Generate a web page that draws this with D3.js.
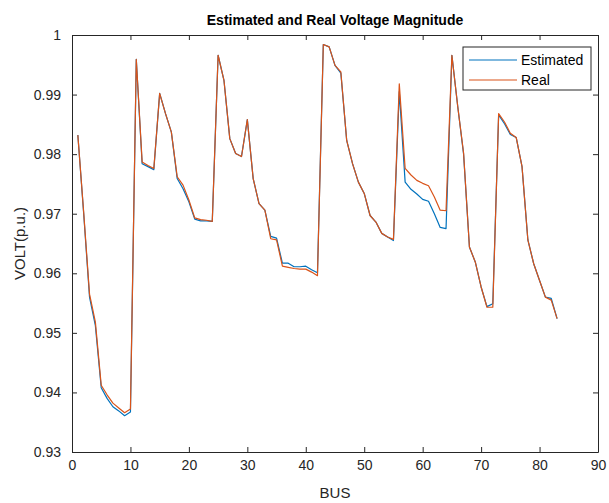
<!DOCTYPE html>
<html>
<head>
<meta charset="utf-8">
<script src="https://cdn.jsdelivr.net/npm/d3@7"></script>
<style>
  body { margin: 0; background: #fff; }
  svg { font-family: "Liberation Sans", Arial, sans-serif; }
</style>
</head>
<body>
<div id="wrap"></div>
<script>
//  Bus numbers 1..83 and the two voltage series
const buses = d3.range(1, 84);

const estimated = [
  0.9832, 0.9700, 0.9560, 0.9512, 0.9408, 0.9390, 0.9376, 0.9369, 0.9361, 0.9367,
  0.9959, 0.9784, 0.9779, 0.9774, 0.9902, 0.9868, 0.9837, 0.9759, 0.9742, 0.9720,
  0.9691, 0.9688, 0.9688, 0.9687, 0.9966, 0.9924, 0.9826, 0.9801, 0.9796, 0.9858,
  0.9759, 0.9717, 0.9706, 0.9662, 0.9659, 0.9617, 0.9617, 0.9611, 0.9611, 0.9612,
  0.9606, 0.9601, 0.9984, 0.9980, 0.9949, 0.9936, 0.9823, 0.9784, 0.9753, 0.9734,
  0.9697, 0.9686, 0.9667, 0.9661, 0.9655, 0.9905, 0.9753, 0.9741, 0.9733, 0.9724,
  0.9721, 0.9700, 0.9677, 0.9675, 0.9966, 0.9880, 0.9800, 0.9644, 0.9619, 0.9577,
  0.9544, 0.9549, 0.9866, 0.9851, 0.9833, 0.9828, 0.9779, 0.9656, 0.9616, 0.9588,
  0.9560, 0.9558, 0.9524
];

const real = [
  0.9832, 0.9702, 0.9565, 0.9518, 0.9412, 0.9396, 0.9382, 0.9374, 0.9366, 0.9372,
  0.9959, 0.9787, 0.9781, 0.9776, 0.9902, 0.9868, 0.9837, 0.9762, 0.9748, 0.9723,
  0.9693, 0.9690, 0.9689, 0.9687, 0.9966, 0.9924, 0.9826, 0.9801, 0.9796, 0.9858,
  0.9759, 0.9717, 0.9706, 0.9658, 0.9656, 0.9612, 0.9610, 0.9608, 0.9607, 0.9607,
  0.9602, 0.9596, 0.9984, 0.9980, 0.9949, 0.9938, 0.9823, 0.9784, 0.9753, 0.9734,
  0.9697, 0.9686, 0.9667, 0.9661, 0.9657, 0.9918, 0.9776, 0.9765, 0.9756, 0.9751,
  0.9747, 0.9728, 0.9706, 0.9705, 0.9966, 0.9880, 0.9802, 0.9644, 0.9619, 0.9577,
  0.9543, 0.9543, 0.9868, 0.9854, 0.9835, 0.9828, 0.9779, 0.9656, 0.9616, 0.9588,
  0.9560, 0.9555, 0.9524
];

const xTicks = d3.range(0, 91, 10);
const yTicks = [0.93, 0.94, 0.95, 0.96, 0.97, 0.98, 0.99, 1];
const seriesNames = ["Estimated", "Real"];
const seriesColors = ["#0072BD", "#D95319"];

//  Plot box placement, matched to the MATLAB figure
const margin = { top: 35, right: 11, bottom: 51, left: 72 },
  width = 609 - margin.left - margin.right,
  height = 503 - margin.top - margin.bottom;

const x = d3.scaleLinear().domain([0, 90]).range([0, width]);
const y = d3.scaleLinear().domain([0.93, 1]).range([height, 0]);

const svg = d3
  .select("#wrap")
  .append("svg")
  .attr("width", 609)
  .attr("height", 503);

const g = svg
  .append("g")
  .attr("transform", "translate(" + margin.left + "," + margin.top + ")");

const axisColor = "#262626";
const tickLen = 5;

//  Axes: MATLAB draws ticks inward on all four sides
const xAxis = g
  .append("g")
  .attr("transform", "translate(0," + height + ")")
  .call(d3.axisBottom(x).tickValues(xTicks).tickSizeInner(-tickLen).tickSizeOuter(0).tickPadding(8));
const xTop = g
  .append("g")
  .call(d3.axisTop(x).tickValues(xTicks).tickSizeInner(-tickLen).tickSizeOuter(0).tickFormat(""));
const yAxis = g
  .append("g")
  .call(d3.axisLeft(y).tickValues(yTicks).tickSizeInner(-tickLen).tickSizeOuter(0).tickPadding(11).tickFormat(d3.format("")));
const yRight = g
  .append("g")
  .attr("transform", "translate(" + width + ",0)")
  .call(d3.axisRight(y).tickValues(yTicks).tickSizeInner(-tickLen).tickSizeOuter(0).tickFormat(""));

[xAxis, xTop, yAxis, yRight].forEach((a) => {
  a.select(".domain").attr("stroke", axisColor).attr("stroke-width", 1);
  a.selectAll(".tick line").attr("stroke", axisColor);
  a.selectAll(".tick text")
    .attr("fill", axisColor)
    .style("font-size", "14px")
    .style("font-family", "'Liberation Sans', Arial, sans-serif");
});

//  Lines
const line = d3
  .line()
  .x((d, i) => x(buses[i]))
  .y((d) => y(d));

[estimated, real].forEach((series, i) => {
  g.append("path")
    .datum(series)
    .attr("fill", "none")
    .attr("stroke", seriesColors[i])
    .attr("stroke-width", 1.2)
    .attr("stroke-linejoin", "round")
    .attr("d", line);
});

//  Title and axis labels
svg
  .append("text")
  .attr("x", margin.left + width / 2)
  .attr("y", 25)
  .attr("text-anchor", "middle")
  .style("font-size", "14px")
  .style("font-weight", "bold")
  .attr("fill", "#000")
  .text("Estimated and Real Voltage Magnitude");

svg
  .append("text")
  .attr("x", margin.left + width / 2)
  .attr("y", 498)
  .attr("text-anchor", "middle")
  .style("font-size", "15px")
  .attr("fill", axisColor)
  .text("BUS");

svg
  .append("text")
  .attr("transform", "translate(25," + (margin.top + height / 2) + ") rotate(-90)")
  .attr("text-anchor", "middle")
  .style("font-size", "15px")
  .attr("fill", axisColor)
  .text("VOLT(p.u.)");

//  Legend box in the upper right
const legend = svg.append("g").attr("transform", "translate(463,47)");
legend
  .append("rect")
  .attr("width", 128)
  .attr("height", 43)
  .attr("fill", "#fff")
  .attr("stroke", axisColor)
  .attr("stroke-width", 1);

seriesNames.forEach((name, i) => {
  const yy = 13 + i * 20;
  legend
    .append("line")
    .attr("x1", 6)
    .attr("x2", 54)
    .attr("y1", yy)
    .attr("y2", yy)
    .attr("stroke", seriesColors[i])
    .attr("stroke-width", 1.2);
  legend
    .append("text")
    .attr("x", 58)
    .attr("y", yy + 5)
    .style("font-size", "14px")
    .attr("fill", "#000")
    .text(name);
});
</script>
</body>
</html>
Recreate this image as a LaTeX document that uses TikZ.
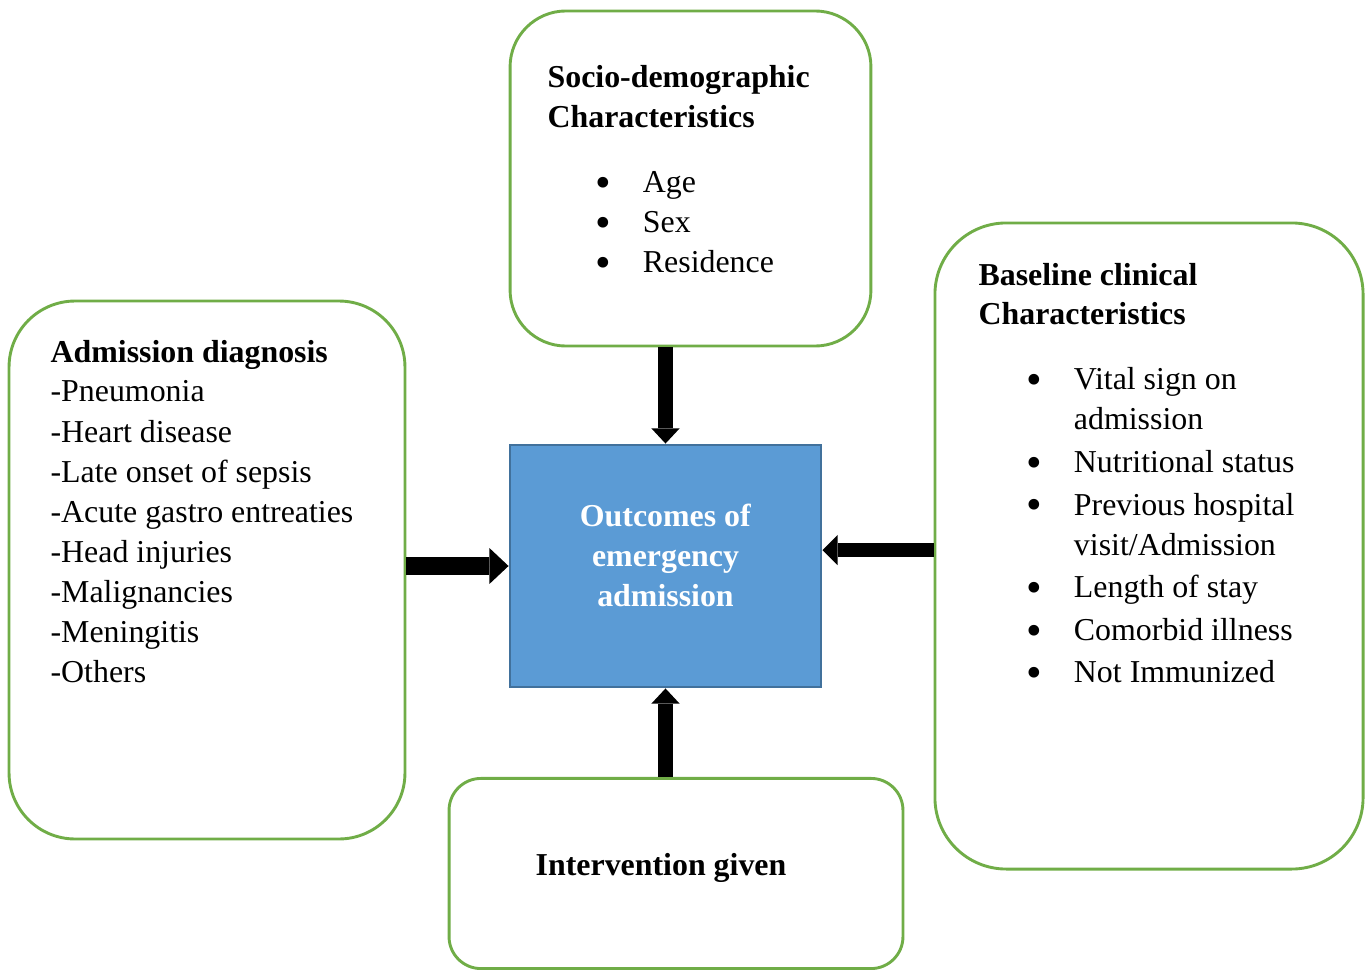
\documentclass[tikz,border=0pt]{standalone}
\usepackage{fontspec}
\setmainfont{Liberation Serif}
\usetikzlibrary{arrows.meta,positioning}
\definecolor{boxgreen}{RGB}{112,173,71}
\definecolor{outfill}{RGB}{91,155,213}
\definecolor{outborder}{RGB}{65,113,156}
\tikzset{
        roundbox/.style={
            rectangle, draw=boxgreen, line width=1pt,
            fill=white
        },
        outcome/.style={
            rectangle, draw=outborder, line width=1pt,
            fill=outfill, minimum width=107.3pt,
            minimum height=83.5pt
        },
        boxtext/.style={
            inner sep=0pt, align=flush left,
            font=\fontsize{11}{13.8}\selectfont
        },
        blockarrow/.style n args={3}{
            draw, fill=black, line width=#1,
            -{Triangle[width=#2, length=#3, line width=0pt]}
        }
    }
\newcommand{\bitem}[1]{\hspace*{16.4pt}\makebox[16.5pt][l]{\smash{\raisebox{-1.6pt}{\scalebox{1.4}{\textbullet}}}}#1}

\begin{document}
\begin{tikzpicture}[x=0.345pt, y=-0.345pt]
    \useasboundingbox (0,0) rectangle (1366,970);

    \node[roundbox, minimum width=124.5pt, minimum height=115.6pt, rounded corners=19.3pt] (socio) at (690.5,178.5) {};
    \node[roundbox, minimum width=136.6pt, minimum height=185.6pt, rounded corners=22.8pt] (diag) at (207,570) {};
    \node[roundbox, minimum width=147.7pt, minimum height=222.9pt, rounded corners=24.6pt] (clinic) at (1149,546) {};
    \node[roundbox, minimum width=156.6pt, minimum height=65.6pt, rounded corners=11pt] (interv) at (676,873.5) {};
    \node[outcome] (outc) at (665.5,566) {};

    \node[boxtext, text width=110pt, anchor=base west] (socioTxt) at (547,88)
        {\textbf{Socio-demographic}\\\textbf{Characteristics}\\[8.6pt]%
         \bitem{Age}\\\bitem{Sex}\\\bitem{Residence}};
    \node[boxtext, text width=120pt, anchor=base west] (diagTxt) at (50,362)
        {\textbf{Admission diagnosis}\\-Pneumonia\\-Heart disease\\-Late onset of sepsis\\%
         -Acute gastro entreaties\\-Head injuries\\-Malignancies\\-Meningitis\\-Others};
    \node[boxtext, text width=130pt, anchor=base west] (clinicTxt) at (978,285)
        {\textbf{Baseline clinical}\\\textbf{Characteristics}\\[8.6pt]%
         \bitem{Vital sign on}\\\hspace*{32.9pt}admission\\[0.9pt]%
         \bitem{Nutritional status}\\[0.9pt]%
         \bitem{Previous hospital}\\\hspace*{32.9pt}visit/Admission\\[0.9pt]%
         \bitem{Length of stay}\\[0.9pt]%
         \bitem{Comorbid illness}\\[0.9pt]%
         \bitem{Not Immunized}};
    \node[boxtext, anchor=base] (intervTxt) at (661,875) {\textbf{Intervention given}};
    \node[boxtext, text width=107pt, align=flush center, text=white, anchor=base] (outcTxt) at (665.5,526)
        {\textbf{Outcomes of}\\\textbf{emergency}\\\textbf{admission}};

    \draw[blockarrow={6.2pt}{12.4pt}{6.6pt}] (diag.east |- outc.west) -- (outc.west);
    \draw[blockarrow={4.8pt}{10.4pt}{5.2pt}] ([yshift=-1.4pt]clinic.west) -- ([yshift=-1.4pt]outc.east |- clinic.west);
    \draw[blockarrow={5.2pt}{9.7pt}{5.2pt}] (socio.south -| outc.north) -- (outc.north);
    \draw[blockarrow={5.2pt}{9.7pt}{5.2pt}] (interv.north -| outc.south) -- (outc.south);

\end{tikzpicture}
\end{document}
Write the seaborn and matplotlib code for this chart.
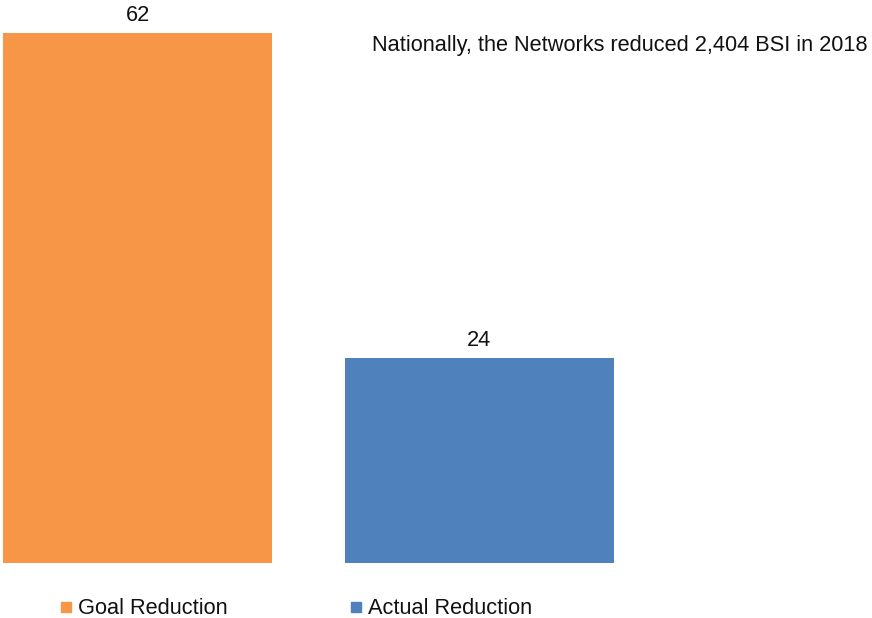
___
Pictures should be left out. Retype only the run of lines from the line containing "Recreate this image" to the line containing "(outc) at (665.5,566)", inclusive.

COMPLETED TASK –
Recreate this image as a LaTeX document that uses TikZ.
\documentclass[tikz,border=0pt]{standalone}
\usepackage{fontspec}
\setmainfont{Liberation Serif}
\usetikzlibrary{arrows.meta,positioning}
\definecolor{boxgreen}{RGB}{112,173,71}
\definecolor{outfill}{RGB}{91,155,213}
\definecolor{outborder}{RGB}{65,113,156}
\tikzset{
        roundbox/.style={
            rectangle, draw=boxgreen, line width=1pt,
            fill=white
        },
        outcome/.style={
            rectangle, draw=outborder, line width=1pt,
            fill=outfill, minimum width=107.3pt,
            minimum height=83.5pt
        },
        boxtext/.style={
            inner sep=0pt, align=flush left,
            font=\fontsize{11}{13.8}\selectfont
        },
        blockarrow/.style n args={3}{
            draw, fill=black, line width=#1,
            -{Triangle[width=#2, length=#3, line width=0pt]}
        }
    }
\newcommand{\bitem}[1]{\hspace*{16.4pt}\makebox[16.5pt][l]{\smash{\raisebox{-1.6pt}{\scalebox{1.4}{\textbullet}}}}#1}

\begin{document}
\begin{tikzpicture}[x=0.345pt, y=-0.345pt]
    \useasboundingbox (0,0) rectangle (1366,970);

    \node[roundbox, minimum width=124.5pt, minimum height=115.6pt, rounded corners=19.3pt] (socio) at (690.5,178.5) {};
    \node[roundbox, minimum width=136.6pt, minimum height=185.6pt, rounded corners=22.8pt] (diag) at (207,570) {};
    \node[roundbox, minimum width=147.7pt, minimum height=222.9pt, rounded corners=24.6pt] (clinic) at (1149,546) {};
    \node[roundbox, minimum width=156.6pt, minimum height=65.6pt, rounded corners=11pt] (interv) at (676,873.5) {};
    \node[outcome] (outc) at (665.5,566) {};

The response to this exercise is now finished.